● EXERCISE DETAILS:
From the first line of the data below through the line bearing "const yMinorSubs = [2,3,4,5,6,7,8,9];", reproduce each line exactly; do not include pictures.

● DATASET EXCERPT:
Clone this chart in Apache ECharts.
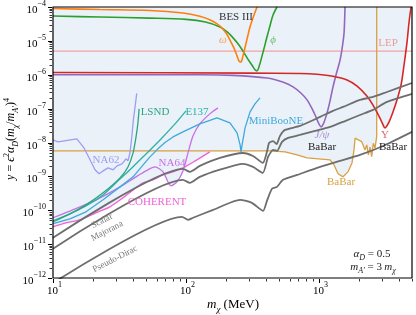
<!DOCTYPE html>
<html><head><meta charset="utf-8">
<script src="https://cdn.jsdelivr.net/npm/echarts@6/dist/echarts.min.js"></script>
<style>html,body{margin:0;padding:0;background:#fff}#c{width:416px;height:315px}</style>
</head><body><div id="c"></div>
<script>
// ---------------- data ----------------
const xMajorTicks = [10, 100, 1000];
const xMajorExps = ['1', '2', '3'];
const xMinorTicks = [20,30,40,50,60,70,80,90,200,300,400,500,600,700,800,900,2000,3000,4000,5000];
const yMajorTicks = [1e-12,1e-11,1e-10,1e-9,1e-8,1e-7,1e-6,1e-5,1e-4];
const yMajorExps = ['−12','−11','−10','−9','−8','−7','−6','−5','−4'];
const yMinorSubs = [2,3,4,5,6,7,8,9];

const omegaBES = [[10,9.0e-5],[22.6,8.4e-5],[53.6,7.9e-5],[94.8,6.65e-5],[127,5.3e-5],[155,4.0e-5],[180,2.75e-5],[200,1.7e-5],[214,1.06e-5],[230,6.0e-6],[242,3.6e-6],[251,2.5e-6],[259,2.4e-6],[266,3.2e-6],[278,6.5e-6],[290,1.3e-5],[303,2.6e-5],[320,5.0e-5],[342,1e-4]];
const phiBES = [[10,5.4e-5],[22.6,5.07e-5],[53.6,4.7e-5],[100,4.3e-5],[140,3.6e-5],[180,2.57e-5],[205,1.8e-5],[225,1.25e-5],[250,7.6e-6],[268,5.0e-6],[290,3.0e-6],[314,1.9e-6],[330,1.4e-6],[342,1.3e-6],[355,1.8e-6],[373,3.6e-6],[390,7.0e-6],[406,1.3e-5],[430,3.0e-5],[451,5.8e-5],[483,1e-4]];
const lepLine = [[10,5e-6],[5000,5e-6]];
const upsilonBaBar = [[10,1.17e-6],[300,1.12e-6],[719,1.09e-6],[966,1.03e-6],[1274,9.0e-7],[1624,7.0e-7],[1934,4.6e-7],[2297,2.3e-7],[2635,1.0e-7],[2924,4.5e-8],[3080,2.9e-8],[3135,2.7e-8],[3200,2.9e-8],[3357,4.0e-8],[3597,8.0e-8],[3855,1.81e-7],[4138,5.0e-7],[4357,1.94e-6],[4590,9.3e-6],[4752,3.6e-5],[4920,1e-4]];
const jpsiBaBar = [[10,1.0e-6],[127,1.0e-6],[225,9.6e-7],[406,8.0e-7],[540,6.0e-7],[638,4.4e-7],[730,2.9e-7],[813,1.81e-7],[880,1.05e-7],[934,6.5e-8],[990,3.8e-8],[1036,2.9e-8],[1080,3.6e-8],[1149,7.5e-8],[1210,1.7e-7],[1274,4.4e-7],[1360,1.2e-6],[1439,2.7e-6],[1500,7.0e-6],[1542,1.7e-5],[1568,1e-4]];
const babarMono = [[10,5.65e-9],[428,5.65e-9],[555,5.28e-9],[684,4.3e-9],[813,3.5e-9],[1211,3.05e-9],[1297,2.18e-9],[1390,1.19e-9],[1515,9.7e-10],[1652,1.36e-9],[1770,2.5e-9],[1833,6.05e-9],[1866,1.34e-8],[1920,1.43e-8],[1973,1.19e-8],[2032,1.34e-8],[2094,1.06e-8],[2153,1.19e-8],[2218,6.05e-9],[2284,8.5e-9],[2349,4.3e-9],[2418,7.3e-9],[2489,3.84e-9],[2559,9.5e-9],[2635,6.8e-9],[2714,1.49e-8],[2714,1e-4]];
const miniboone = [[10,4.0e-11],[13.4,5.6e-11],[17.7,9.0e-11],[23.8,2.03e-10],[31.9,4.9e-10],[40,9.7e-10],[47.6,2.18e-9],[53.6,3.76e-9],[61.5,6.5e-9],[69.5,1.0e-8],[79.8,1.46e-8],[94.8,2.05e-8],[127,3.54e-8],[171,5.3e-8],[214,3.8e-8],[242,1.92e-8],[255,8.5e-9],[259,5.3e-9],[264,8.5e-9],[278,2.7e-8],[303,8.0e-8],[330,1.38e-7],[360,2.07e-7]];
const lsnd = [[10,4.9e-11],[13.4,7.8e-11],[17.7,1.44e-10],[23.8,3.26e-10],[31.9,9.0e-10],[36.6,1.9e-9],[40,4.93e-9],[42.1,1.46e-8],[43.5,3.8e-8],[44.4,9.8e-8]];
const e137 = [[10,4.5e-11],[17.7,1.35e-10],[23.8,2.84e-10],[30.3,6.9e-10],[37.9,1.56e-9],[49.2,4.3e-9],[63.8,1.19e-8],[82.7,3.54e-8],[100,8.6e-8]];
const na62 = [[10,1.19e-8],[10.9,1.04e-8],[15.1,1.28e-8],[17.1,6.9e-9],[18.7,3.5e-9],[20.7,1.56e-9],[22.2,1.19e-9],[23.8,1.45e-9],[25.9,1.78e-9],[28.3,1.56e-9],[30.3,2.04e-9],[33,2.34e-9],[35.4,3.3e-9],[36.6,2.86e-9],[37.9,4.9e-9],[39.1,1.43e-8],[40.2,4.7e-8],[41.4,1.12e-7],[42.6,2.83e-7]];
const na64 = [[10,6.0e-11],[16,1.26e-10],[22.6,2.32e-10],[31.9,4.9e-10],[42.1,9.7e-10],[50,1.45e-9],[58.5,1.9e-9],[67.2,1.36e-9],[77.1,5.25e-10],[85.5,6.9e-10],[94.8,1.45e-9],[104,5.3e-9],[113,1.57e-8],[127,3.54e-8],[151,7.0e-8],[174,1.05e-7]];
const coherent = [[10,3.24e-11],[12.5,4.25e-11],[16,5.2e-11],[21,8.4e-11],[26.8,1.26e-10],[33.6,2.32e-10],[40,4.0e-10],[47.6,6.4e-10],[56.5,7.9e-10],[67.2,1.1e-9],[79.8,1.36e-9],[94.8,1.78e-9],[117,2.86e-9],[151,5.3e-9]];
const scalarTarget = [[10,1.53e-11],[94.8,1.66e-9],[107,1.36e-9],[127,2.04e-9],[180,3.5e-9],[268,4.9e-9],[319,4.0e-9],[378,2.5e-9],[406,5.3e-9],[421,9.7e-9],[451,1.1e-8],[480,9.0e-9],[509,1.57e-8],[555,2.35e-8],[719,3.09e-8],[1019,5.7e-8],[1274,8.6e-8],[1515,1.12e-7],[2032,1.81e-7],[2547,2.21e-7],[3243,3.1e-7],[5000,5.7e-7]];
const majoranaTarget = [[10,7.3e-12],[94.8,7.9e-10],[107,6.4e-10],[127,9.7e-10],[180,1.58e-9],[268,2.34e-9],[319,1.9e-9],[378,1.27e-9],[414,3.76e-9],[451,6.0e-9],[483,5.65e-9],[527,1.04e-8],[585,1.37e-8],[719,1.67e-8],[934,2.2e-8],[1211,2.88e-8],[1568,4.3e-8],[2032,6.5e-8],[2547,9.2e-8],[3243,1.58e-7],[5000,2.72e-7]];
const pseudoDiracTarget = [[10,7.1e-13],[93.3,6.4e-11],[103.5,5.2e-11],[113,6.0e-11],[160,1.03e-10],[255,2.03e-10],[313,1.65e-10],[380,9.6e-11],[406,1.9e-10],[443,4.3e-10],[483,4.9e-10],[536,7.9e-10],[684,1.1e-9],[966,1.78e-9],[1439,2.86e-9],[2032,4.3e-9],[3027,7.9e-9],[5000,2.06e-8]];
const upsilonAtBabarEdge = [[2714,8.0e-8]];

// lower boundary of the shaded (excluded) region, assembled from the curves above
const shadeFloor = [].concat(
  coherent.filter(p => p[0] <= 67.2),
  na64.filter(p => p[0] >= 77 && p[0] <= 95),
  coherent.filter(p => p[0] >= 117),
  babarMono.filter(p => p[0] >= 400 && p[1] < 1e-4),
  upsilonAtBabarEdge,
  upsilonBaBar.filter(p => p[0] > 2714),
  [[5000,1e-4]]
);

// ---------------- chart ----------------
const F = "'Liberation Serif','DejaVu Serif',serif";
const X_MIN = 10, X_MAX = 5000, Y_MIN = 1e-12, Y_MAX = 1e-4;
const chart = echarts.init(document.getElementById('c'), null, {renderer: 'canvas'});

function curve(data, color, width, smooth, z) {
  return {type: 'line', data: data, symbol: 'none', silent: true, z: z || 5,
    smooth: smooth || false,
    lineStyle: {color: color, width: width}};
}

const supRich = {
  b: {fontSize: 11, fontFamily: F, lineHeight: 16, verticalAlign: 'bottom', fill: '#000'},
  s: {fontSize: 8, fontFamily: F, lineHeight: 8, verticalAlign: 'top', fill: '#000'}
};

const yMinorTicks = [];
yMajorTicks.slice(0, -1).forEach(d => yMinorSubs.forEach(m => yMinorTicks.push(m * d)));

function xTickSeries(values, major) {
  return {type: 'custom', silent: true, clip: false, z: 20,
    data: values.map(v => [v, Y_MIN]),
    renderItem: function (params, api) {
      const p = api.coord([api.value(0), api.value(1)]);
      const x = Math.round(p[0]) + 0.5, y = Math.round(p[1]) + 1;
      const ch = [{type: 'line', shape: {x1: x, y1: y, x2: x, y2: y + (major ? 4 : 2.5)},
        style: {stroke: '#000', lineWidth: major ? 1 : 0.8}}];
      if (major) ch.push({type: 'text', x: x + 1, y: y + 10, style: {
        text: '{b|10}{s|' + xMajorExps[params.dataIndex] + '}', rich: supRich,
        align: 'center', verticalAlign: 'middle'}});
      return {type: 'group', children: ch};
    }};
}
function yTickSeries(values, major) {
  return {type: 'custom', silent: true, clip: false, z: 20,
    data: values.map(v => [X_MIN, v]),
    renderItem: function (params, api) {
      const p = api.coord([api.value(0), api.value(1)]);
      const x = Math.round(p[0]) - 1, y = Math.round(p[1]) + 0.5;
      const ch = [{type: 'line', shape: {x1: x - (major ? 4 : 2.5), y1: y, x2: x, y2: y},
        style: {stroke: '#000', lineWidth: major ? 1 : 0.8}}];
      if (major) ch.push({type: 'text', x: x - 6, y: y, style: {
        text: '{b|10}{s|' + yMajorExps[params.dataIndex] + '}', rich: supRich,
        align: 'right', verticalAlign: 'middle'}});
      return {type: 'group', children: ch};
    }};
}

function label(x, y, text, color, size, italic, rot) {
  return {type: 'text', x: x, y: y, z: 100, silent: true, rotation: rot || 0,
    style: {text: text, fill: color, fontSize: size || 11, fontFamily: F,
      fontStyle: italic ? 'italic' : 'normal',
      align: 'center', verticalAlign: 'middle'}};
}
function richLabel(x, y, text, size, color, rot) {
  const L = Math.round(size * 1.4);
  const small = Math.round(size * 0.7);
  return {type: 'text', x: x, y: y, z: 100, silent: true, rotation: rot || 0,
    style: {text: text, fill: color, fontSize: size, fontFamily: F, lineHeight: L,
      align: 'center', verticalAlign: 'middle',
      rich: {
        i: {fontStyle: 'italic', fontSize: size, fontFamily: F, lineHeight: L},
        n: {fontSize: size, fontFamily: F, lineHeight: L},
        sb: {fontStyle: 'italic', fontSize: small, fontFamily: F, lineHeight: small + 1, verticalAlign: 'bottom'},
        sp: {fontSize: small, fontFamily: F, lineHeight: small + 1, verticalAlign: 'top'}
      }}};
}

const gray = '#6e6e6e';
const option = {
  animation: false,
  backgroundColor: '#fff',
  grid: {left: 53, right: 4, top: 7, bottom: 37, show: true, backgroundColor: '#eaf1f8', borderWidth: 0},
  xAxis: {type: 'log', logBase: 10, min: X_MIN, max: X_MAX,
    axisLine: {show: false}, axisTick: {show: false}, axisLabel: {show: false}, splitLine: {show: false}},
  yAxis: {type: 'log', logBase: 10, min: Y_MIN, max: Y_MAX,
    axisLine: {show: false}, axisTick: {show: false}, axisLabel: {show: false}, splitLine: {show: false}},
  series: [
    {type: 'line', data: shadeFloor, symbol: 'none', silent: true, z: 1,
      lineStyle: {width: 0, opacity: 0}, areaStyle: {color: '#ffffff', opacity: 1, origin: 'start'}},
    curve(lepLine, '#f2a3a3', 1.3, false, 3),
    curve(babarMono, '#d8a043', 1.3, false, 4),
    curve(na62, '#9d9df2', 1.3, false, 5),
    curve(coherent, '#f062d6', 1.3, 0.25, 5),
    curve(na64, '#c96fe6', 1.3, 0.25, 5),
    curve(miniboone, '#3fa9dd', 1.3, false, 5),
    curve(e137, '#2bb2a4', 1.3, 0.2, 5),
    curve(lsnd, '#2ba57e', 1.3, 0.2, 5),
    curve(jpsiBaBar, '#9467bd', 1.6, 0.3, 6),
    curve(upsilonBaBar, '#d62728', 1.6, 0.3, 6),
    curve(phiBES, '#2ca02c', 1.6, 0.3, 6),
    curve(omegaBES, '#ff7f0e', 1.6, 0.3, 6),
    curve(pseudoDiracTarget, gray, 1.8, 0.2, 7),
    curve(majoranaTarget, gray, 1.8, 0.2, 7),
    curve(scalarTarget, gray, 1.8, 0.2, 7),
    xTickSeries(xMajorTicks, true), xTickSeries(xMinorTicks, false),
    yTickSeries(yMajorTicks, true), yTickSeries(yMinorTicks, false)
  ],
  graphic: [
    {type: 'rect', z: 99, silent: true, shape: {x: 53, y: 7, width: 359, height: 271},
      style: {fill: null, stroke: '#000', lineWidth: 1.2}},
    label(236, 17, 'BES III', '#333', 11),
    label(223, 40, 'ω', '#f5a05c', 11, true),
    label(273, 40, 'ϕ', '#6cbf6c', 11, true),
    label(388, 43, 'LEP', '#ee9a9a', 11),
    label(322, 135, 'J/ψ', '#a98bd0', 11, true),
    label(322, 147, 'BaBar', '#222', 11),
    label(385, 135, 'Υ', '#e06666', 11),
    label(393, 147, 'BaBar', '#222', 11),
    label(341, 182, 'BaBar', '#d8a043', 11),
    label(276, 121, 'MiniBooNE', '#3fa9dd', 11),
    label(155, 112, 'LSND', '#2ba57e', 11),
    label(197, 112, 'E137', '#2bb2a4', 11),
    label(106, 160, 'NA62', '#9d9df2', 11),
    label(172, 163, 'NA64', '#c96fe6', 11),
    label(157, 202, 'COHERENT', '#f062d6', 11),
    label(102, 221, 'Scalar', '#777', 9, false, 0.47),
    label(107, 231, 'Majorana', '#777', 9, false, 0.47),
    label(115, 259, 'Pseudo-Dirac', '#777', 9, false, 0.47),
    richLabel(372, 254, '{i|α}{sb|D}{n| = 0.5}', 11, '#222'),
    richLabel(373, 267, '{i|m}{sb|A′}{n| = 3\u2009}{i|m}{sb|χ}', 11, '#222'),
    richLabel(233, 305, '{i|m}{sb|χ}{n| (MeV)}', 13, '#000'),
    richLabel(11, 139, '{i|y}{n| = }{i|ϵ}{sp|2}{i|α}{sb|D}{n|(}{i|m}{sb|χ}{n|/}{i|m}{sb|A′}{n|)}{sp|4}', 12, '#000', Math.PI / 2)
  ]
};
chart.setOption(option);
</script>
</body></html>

● TASK ANSWER:
Clone this chart in Apache ECharts.
<!DOCTYPE html>
<html><head><meta charset="utf-8">
<script src="https://cdn.jsdelivr.net/npm/echarts@6/dist/echarts.min.js"></script>
<style>html,body{margin:0;padding:0;background:#fff}#c{width:416px;height:315px}</style>
</head><body><div id="c"></div>
<script>
// ---------------- data ----------------
const xMajorTicks = [10, 100, 1000];
const xMajorExps = ['1', '2', '3'];
const xMinorTicks = [20,30,40,50,60,70,80,90,200,300,400,500,600,700,800,900,2000,3000,4000,5000];
const yMajorTicks = [1e-12,1e-11,1e-10,1e-9,1e-8,1e-7,1e-6,1e-5,1e-4];
const yMajorExps = ['−12','−11','−10','−9','−8','−7','−6','−5','−4'];
const yMinorSubs = [2,3,4,5,6,7,8,9];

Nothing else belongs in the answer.